Let’s pretend your client can save enough to max out their 401(k) this year. Yes, it can seem impossible for some to cough up the $23,000 (standard maximum contribution of $17,500, plus the $5,500 catch-up addition for workers over 50). But the key point is to illustrate the tax savings, which would be $5,750 in the 25 percent tax bracket. The tax savings will be less on the maximum contribution of $6,500 for an IRA in 2014, but still well worth taking advantage of.
Congress added the 401(k) to the tax code in 1978 to give Americans an incentive to save for retirement. Many workers over 50 aren’t saving, though. Workers between age 50 and 64 have only saved an average of $28,000 for retirement, says the National Institute on Retirement Security.

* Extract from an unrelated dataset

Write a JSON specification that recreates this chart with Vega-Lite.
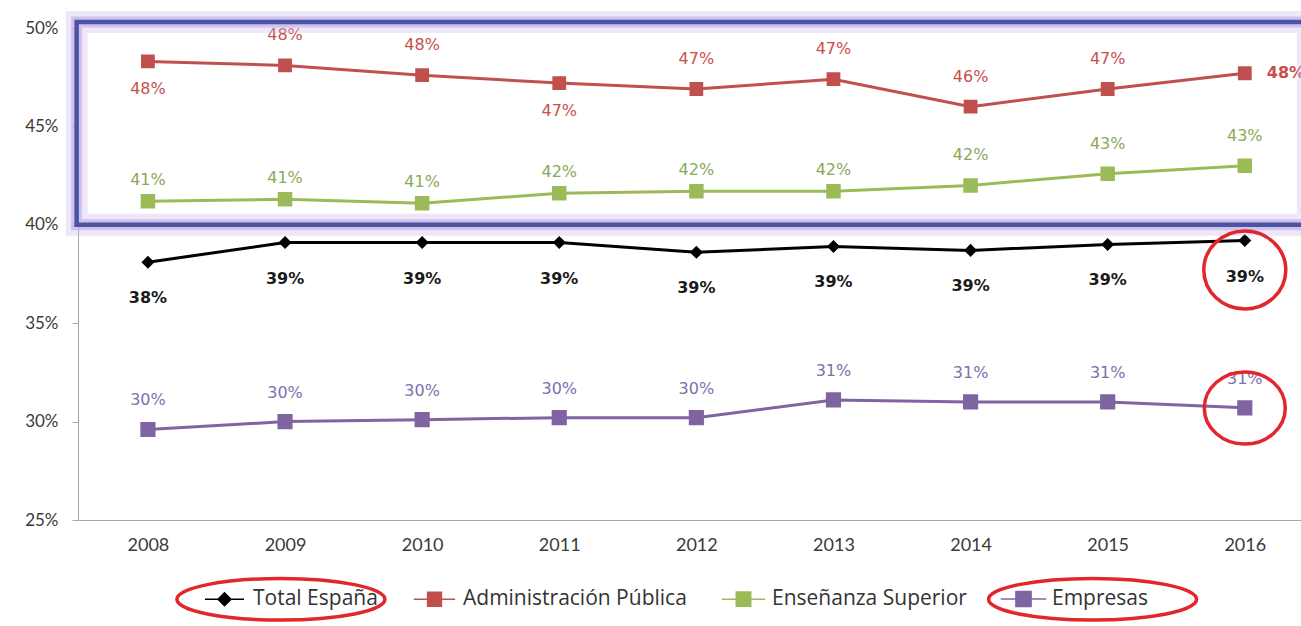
{
  "$schema": "https://vega.github.io/schema/vega-lite/v6.json",
  "autosize": "none",
  "width": 1223,
  "height": 492,
  "padding": {"left": 78, "top": 28, "right": 0, "bottom": 106},
  "background": "white",
  "config": {
    "view": {"stroke": null},
    "axis": {"labelFont": "Lato", "labelColor": "#3a3a3a", "domainColor": "#a6a6a6", "tickColor": "#a6a6a6", "grid": false, "title": null},
    "legend": {
      "direction": "horizontal", "title": null,
      "labelFont": "Open Sans", "labelFontSize": 21, "labelColor": "#333333", "labelLimit": 400,
      "symbolOffset": 20, "labelOffset": 18, "columnPadding": 26
    }
  },
  "datasets": {
    "main": [
      {"series": "Total España", "year": 2008, "value": 0.381},
      {"series": "Total España", "year": 2009, "value": 0.391},
      {"series": "Total España", "year": 2010, "value": 0.391},
      {"series": "Total España", "year": 2011, "value": 0.391},
      {"series": "Total España", "year": 2012, "value": 0.386},
      {"series": "Total España", "year": 2013, "value": 0.389},
      {"series": "Total España", "year": 2014, "value": 0.387},
      {"series": "Total España", "year": 2015, "value": 0.390},
      {"series": "Total España", "year": 2016, "value": 0.392},
      {"series": "Administración Pública", "year": 2008, "value": 0.483},
      {"series": "Administración Pública", "year": 2009, "value": 0.481},
      {"series": "Administración Pública", "year": 2010, "value": 0.476},
      {"series": "Administración Pública", "year": 2011, "value": 0.472},
      {"series": "Administración Pública", "year": 2012, "value": 0.469},
      {"series": "Administración Pública", "year": 2013, "value": 0.474},
      {"series": "Administración Pública", "year": 2014, "value": 0.460},
      {"series": "Administración Pública", "year": 2015, "value": 0.469},
      {"series": "Administración Pública", "year": 2016, "value": 0.477},
      {"series": "Enseñanza Superior", "year": 2008, "value": 0.412},
      {"series": "Enseñanza Superior", "year": 2009, "value": 0.413},
      {"series": "Enseñanza Superior", "year": 2010, "value": 0.411},
      {"series": "Enseñanza Superior", "year": 2011, "value": 0.416},
      {"series": "Enseñanza Superior", "year": 2012, "value": 0.417},
      {"series": "Enseñanza Superior", "year": 2013, "value": 0.417},
      {"series": "Enseñanza Superior", "year": 2014, "value": 0.420},
      {"series": "Enseñanza Superior", "year": 2015, "value": 0.426},
      {"series": "Enseñanza Superior", "year": 2016, "value": 0.430},
      {"series": "Empresas", "year": 2008, "value": 0.296},
      {"series": "Empresas", "year": 2009, "value": 0.300},
      {"series": "Empresas", "year": 2010, "value": 0.301},
      {"series": "Empresas", "year": 2011, "value": 0.302},
      {"series": "Empresas", "year": 2012, "value": 0.302},
      {"series": "Empresas", "year": 2013, "value": 0.311},
      {"series": "Empresas", "year": 2014, "value": 0.310},
      {"series": "Empresas", "year": 2015, "value": 0.310},
      {"series": "Empresas", "year": 2016, "value": 0.307}
    ],
    "box": [{"x": 2007.48, "x2": 2016.46, "y": 0.400, "y2": 0.503}],
    "circles": [
      {"target": "Total España", "year": 2016, "value": 0.377},
      {"target": "Empresas", "year": 2016, "value": 0.3069}
    ],
    "legendmarks": [
      {"target": "Total España", "year": 2008.97, "value": 0.2097},
      {"target": "Empresas", "year": 2014.89, "value": 0.2097}
    ]
  },
  "layer": [
    {
      "data": {"name": "main"},
      "mark": {"type": "line", "strokeWidth": 3},
      "encoding": {
        "x": {"field": "year", "type": "quantitative", "scale": {"domain": [2007.49, 2016.41], "nice": false, "zero": false},
              "axis": {"values": [2008, 2009, 2010, 2011, 2012, 2013, 2014, 2015, 2016], "format": "d", "ticks": false, "labelFontSize": 18, "labelPadding": 16, "labelFlush": false}},
        "y": {"field": "value", "type": "quantitative", "scale": {"domain": [0.25, 0.5], "nice": false, "zero": false},
              "axis": {"values": [0.25, 0.3, 0.35, 0.4, 0.45, 0.5], "format": ".0%", "tickSize": 6, "labelFontSize": 17, "labelPadding": 14}},
        "color": {"field": "series", "type": "nominal",
                  "scale": {"domain": ["Total España", "Administración Pública", "Enseñanza Superior", "Empresas"], "range": ["#000000", "#c0504d", "#9bbb59", "#8064a2"]}},
        "detail": {"field": "series"}
      }
    },
    {
      "data": {"name": "main"},
      "mark": {"type": "point", "filled": true, "opacity": 1, "strokeWidth": 0},
      "encoding": {
        "x": {"field": "year", "type": "quantitative"},
        "y": {"field": "value", "type": "quantitative"},
        "color": {"field": "series", "type": "nominal",
                  "legend": {"orient": "none", "direction": "horizontal", "legendX": 116, "legendY": 560,
                             "encode": {"symbols": {"strokeWidth": {"value": 3}, "opacity": {"value": 1}}}}},
        "stroke": {"field": "series", "type": "nominal",
                   "scale": {"domain": ["Total España", "Administración Pública", "Enseñanza Superior", "Empresas"], "range": ["#000000", "#c0504d", "#9bbb59", "#8064a2"]}},
        "shape": {"field": "series", "type": "nominal",
                  "scale": {"domain": ["Total España", "Administración Pública", "Enseñanza Superior", "Empresas"],
                            "range": ["M-3,0H3M0,-1L1,0L0,1L-1,0Z", "M-3,0H3M-1,-1H1V1H-1Z", "M-3,0H3M-1,-1H1V1H-1Z", "M-3,0H3M-1,-1H1V1H-1Z"]}},
        "size": {"field": "series", "type": "nominal",
                 "scale": {"domain": ["Total España", "Administración Pública", "Enseñanza Superior", "Empresas"], "range": [170, 230, 220, 170]},
                 "legend": null}
      }
    },
    {
      "data": {"name": "main"},
      "transform": [{"filter": "datum.series === 'Total España'"}],
      "mark": {"type": "text", "font": "DejaVu Sans", "fontSize": 16, "fontWeight": "bold", "dy": 36, "color": "#1a1a1a"},
      "encoding": {
        "x": {"field": "year", "type": "quantitative"},
        "y": {"field": "value", "type": "quantitative"},
        "text": {"field": "value", "format": ".0%"}
      }
    },
    {
      "data": {"name": "main"},
      "transform": [{"filter": "datum.series === 'Administración Pública' && (datum.year === 2008 || datum.year === 2011)"}],
      "mark": {"type": "text", "font": "DejaVu Sans", "fontSize": 16, "dy": 28, "color": "#c8504c"},
      "encoding": {
        "x": {"field": "year", "type": "quantitative"},
        "y": {"field": "value", "type": "quantitative"},
        "text": {"field": "value", "format": ".0%"}
      }
    },
    {
      "data": {"name": "main"},
      "transform": [{"filter": "datum.series === 'Administración Pública' && datum.year !== 2008 && datum.year !== 2011 && datum.year !== 2016"}],
      "mark": {"type": "text", "font": "DejaVu Sans", "fontSize": 16, "dy": -30, "color": "#c8504c"},
      "encoding": {
        "x": {"field": "year", "type": "quantitative"},
        "y": {"field": "value", "type": "quantitative"},
        "text": {"field": "value", "format": ".0%"}
      }
    },
    {
      "data": {"name": "main"},
      "transform": [{"filter": "datum.series === 'Administración Pública' && datum.year === 2016"}],
      "mark": {"type": "text", "font": "DejaVu Sans", "fontSize": 16, "fontWeight": "bold", "align": "left", "dx": 22, "color": "#c8504c"},
      "encoding": {
        "x": {"field": "year", "type": "quantitative"},
        "y": {"field": "value", "type": "quantitative"},
        "text": {"field": "value", "format": ".0%"}
      }
    },
    {
      "data": {"name": "main"},
      "transform": [{"filter": "datum.series === 'Enseñanza Superior' && datum.year <= 2013"}],
      "mark": {"type": "text", "font": "DejaVu Sans", "fontSize": 16, "dy": -21, "color": "#8aa958"},
      "encoding": {
        "x": {"field": "year", "type": "quantitative"},
        "y": {"field": "value", "type": "quantitative"},
        "text": {"field": "value", "format": ".0%"}
      }
    },
    {
      "data": {"name": "main"},
      "transform": [{"filter": "datum.series === 'Enseñanza Superior' && datum.year >= 2014"}],
      "mark": {"type": "text", "font": "DejaVu Sans", "fontSize": 16, "dy": -30, "color": "#8aa958"},
      "encoding": {
        "x": {"field": "year", "type": "quantitative"},
        "y": {"field": "value", "type": "quantitative"},
        "text": {"field": "value", "format": ".0%"}
      }
    },
    {
      "data": {"name": "main"},
      "transform": [{"filter": "datum.series === 'Empresas'"}],
      "mark": {"type": "text", "font": "DejaVu Sans", "fontSize": 16, "dy": -29, "color": "#7e70ad"},
      "encoding": {
        "x": {"field": "year", "type": "quantitative"},
        "y": {"field": "value", "type": "quantitative"},
        "text": {"field": "value", "format": ".0%"}
      }
    },
    {
      "data": {"name": "box"},
      "mark": {"type": "rect", "fill": "transparent", "stroke": "#cdb9ef", "strokeWidth": 22, "strokeOpacity": 0.35},
      "encoding": {
        "x": {"field": "x", "type": "quantitative"},
        "x2": {"field": "x2"},
        "y": {"field": "y", "type": "quantitative"},
        "y2": {"field": "y2"}
      }
    },
    {
      "data": {"name": "box"},
      "mark": {"type": "rect", "fill": "transparent", "stroke": "#b49ee2", "strokeWidth": 11, "strokeOpacity": 0.5},
      "encoding": {
        "x": {"field": "x", "type": "quantitative"},
        "x2": {"field": "x2"},
        "y": {"field": "y", "type": "quantitative"},
        "y2": {"field": "y2"}
      }
    },
    {
      "data": {"name": "box"},
      "mark": {"type": "rect", "fill": "transparent", "stroke": "#4a54a4", "strokeWidth": 4.5},
      "encoding": {
        "x": {"field": "x", "type": "quantitative"},
        "x2": {"field": "x2"},
        "y": {"field": "y", "type": "quantitative"},
        "y2": {"field": "y2"}
      }
    },
    {
      "data": {"name": "circles"},
      "transform": [{"filter": "datum.target === 'Total España'"}],
      "mark": {"type": "point", "filled": false, "stroke": "#e3262b", "strokeWidth": 3.5, "opacity": 1, "size": 6724,
               "shape": "M-1,0A1,0.95,0,1,1,1,0A1,0.95,0,1,1,-1,0Z"},
      "encoding": {
        "x": {"field": "year", "type": "quantitative"},
        "y": {"field": "value", "type": "quantitative"}
      }
    },
    {
      "data": {"name": "circles"},
      "transform": [{"filter": "datum.target === 'Empresas'"}],
      "mark": {"type": "point", "filled": false, "stroke": "#e3262b", "strokeWidth": 3.5, "opacity": 1, "size": 6561,
               "shape": "M-1,0A1,0.89,0,1,1,1,0A1,0.89,0,1,1,-1,0Z"},
      "encoding": {
        "x": {"field": "year", "type": "quantitative"},
        "y": {"field": "value", "type": "quantitative"}
      }
    },
    {
      "data": {"name": "legendmarks"},
      "mark": {"type": "point", "filled": false, "stroke": "#e3262b", "strokeWidth": 3.5, "opacity": 1, "size": 43264,
               "shape": "M-1,0A1,0.2,0,1,1,1,0A1,0.2,0,1,1,-1,0Z"},
      "encoding": {
        "x": {"field": "year", "type": "quantitative"},
        "y": {"field": "value", "type": "quantitative"}
      }
    }
  ]
}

That’s a pretty sobering statistic, especially since saving in tax-deferred accounts is so advantageous. Assume your client has $1,000 and is in the 30 percent bracket for combined state and federal taxes. If they pay the tax now, they’ve got only $700 to save and grow for retirement. If their investment earns 6 percent interest per year, all the growth would be taxed as ordinary income at the 30 percent rate. Their earnings at 6 percent would equal an after-tax return of 4.2 percent.